Using R to Apply a Function to Each Subset

tl;dr ave is my new best friend.

So far I am bravely surviving First Summer. It is supposed to get up to 90 today, and it will be in the 80s for most of the rest of the week. I have several cans of lightly flavored fizzy water (and air conditioning).

Conventional wisdom says that every time you think that you want to use a loop in R, you are wrong. Your mind is thinking, “For each level of my categorical variable, find the subset of my data that corresponds to that level, calculate some quantity on the rows in this subset, store this variable in a new column, and then put everything back together.” But there is someone out there who will judge you if you explicitly do this.

I can now solve this problem in just one line!

But, wait, there’s more! Sometimes I will do an aggregate followed by a merge, and it will make me feel bad about myself. In my heart of hearts I know that instead of SELECTing so much stuff and then doing an aggregate followed by a merge, I should have written a better query and made more clever use of JOIN and GROUP BY.

Let’s imagine that you have the following data:

set.seed(10)
values <- runif(20, 1, 100)
labels <- c(rep("a", 10), rep("b", 7), rep("c", 3))
my_data <- data.frame(values=values, labels=labels)

Suppose you want to add a new column to this dataframe with the average of the values for each label. So you still want 20 rows, but you want all of the a rows to have the value 38.98794 in my_data$average, the b rows have a value of 40.14164 in my_data$average and so on and so forth. Old me would have used an aggregate to find the average for each label and then used a merge (on label) to put everything back together.

New me does it with the classic application of the ave function.

my_data$average <- ave(my_data$values, my_data$labels, FUN = mean)

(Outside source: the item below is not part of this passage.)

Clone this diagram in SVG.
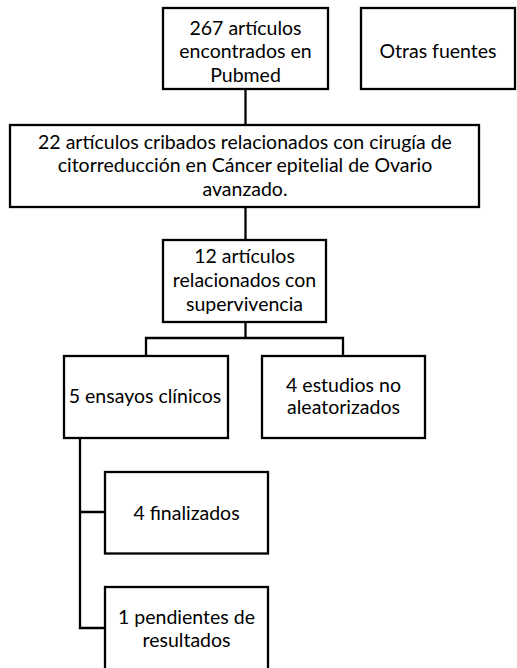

NB: If you have NAs in your data, this can rain sadness upon you.

For example, if you kill one of your data points with my_data$values[2] <- NA and try this again, you will get NA for the average of the a values, following the usual operation of the mean() function. However, you can ignore the NAs with the following.

my_data$average <- ave(my_data$values, my_data$labels, FUN = function(x) mean(x, na.rm=TRUE))

But nothing requires us to only calculate averages. We can calculate anything on our subsets! Without ending up with everything collapsed into its group (like happens with aggregate)!

In my particular case, I needed to rank the values within each subset. You can rank the values within each subset from high-to-low with

my_data$rank <- ave(my_data$values, my_data$labels, FUN = function(x) rank(-x, ties.method = "first"))

ave is now my go-to function for applying something to subsets of my data, especially when I do not feel like fighting with the *apply family of functions. I’m sure that everyone in the *apply family is a lovely function, but I have so far been unable to use them to quickly and efficiently write code that works. So for now I’m sticking with ave.

(Aside: How would you pronounce ave? I say av, like the beginning of average or avenue, like how I would say Mass Ave. But one of the cats suggests that it should rhyme with knave, and the other one insists on ahv-ay, like in Ave Maria.)